Markets demand not just performance but clarity. Monadeplhous has failed to keep its owners informed

Whatever happened to guidance, to transparency and the concept of keeping markets informed?

That’s the question that will be put to Monadelphous management this morning.

Since February, the company has been quiet as a mouse, even as its competitors have issued dire warnings about earnings and as its major customers have shifted gear on the investment front firmly into reverse.

Its share price has plunged from north of $27 to below $15 and then bounced back to around $19 during that time. And still not a peep, apart from a few glowing missives on a couple of tiddler contracts.

On the surface, this morning’s result wasn’t too shabby.  Net earnings rose 13.8% to $156.32 million with a 9.6% rise in the full-year dividend to $1.37.

The problem is that the wide range of estimates swirling through the market on the result created a great deal of angst and speculation and led to the company becoming the fifth most shorted stock on the Australian Securities Exchange.

The short sellers may now have their day in the sun.
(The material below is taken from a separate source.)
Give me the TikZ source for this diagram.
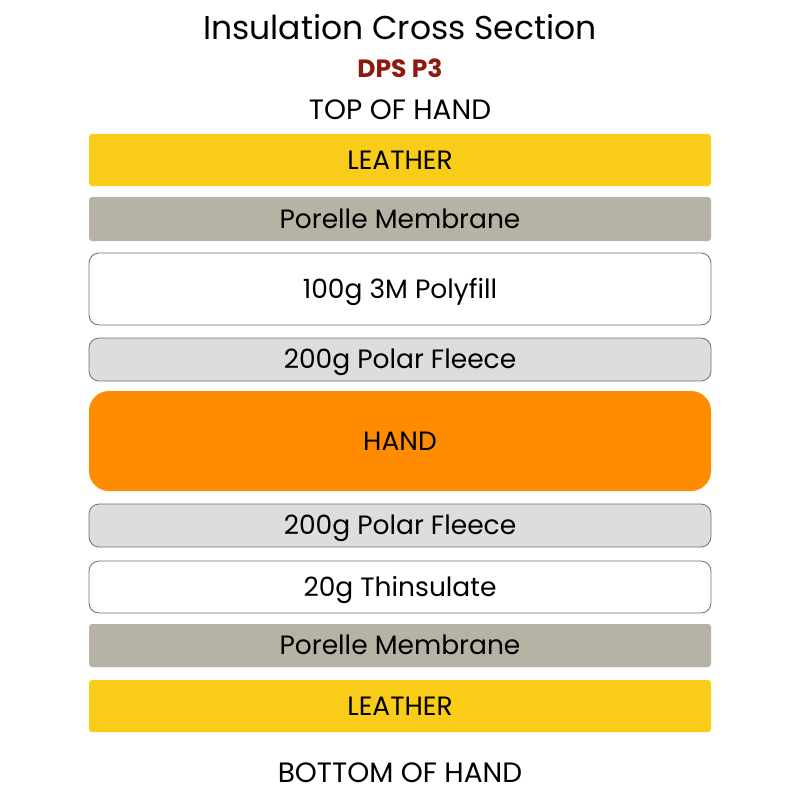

For there appears to be a significant miss in expectations on the final dividend.  Consensus among most brokers was that the final payment would be 84c or more, well above the 75c payout.

Given the obsession among investors on dividends in the past year, that is unforgiveable and no doubt will see Monadelphous shares punished this morning and after yesterday’s disappointing result from Fleetwood, will see the entire sector under pressure.

Monadelphous is one of the best run mining services operations on the ASX (see Inside the mining services disaster).  This morning, it warned that investment in mineral projects are expected to peak in 2013 and downgraded forecasts for the next few years.

While it estimates that this will be offset by increased revenue from energy projects, it is all a little too late.

In a volatile environment, as has been the case in the past six months, keeping investors informed should be a priority not an afterthought.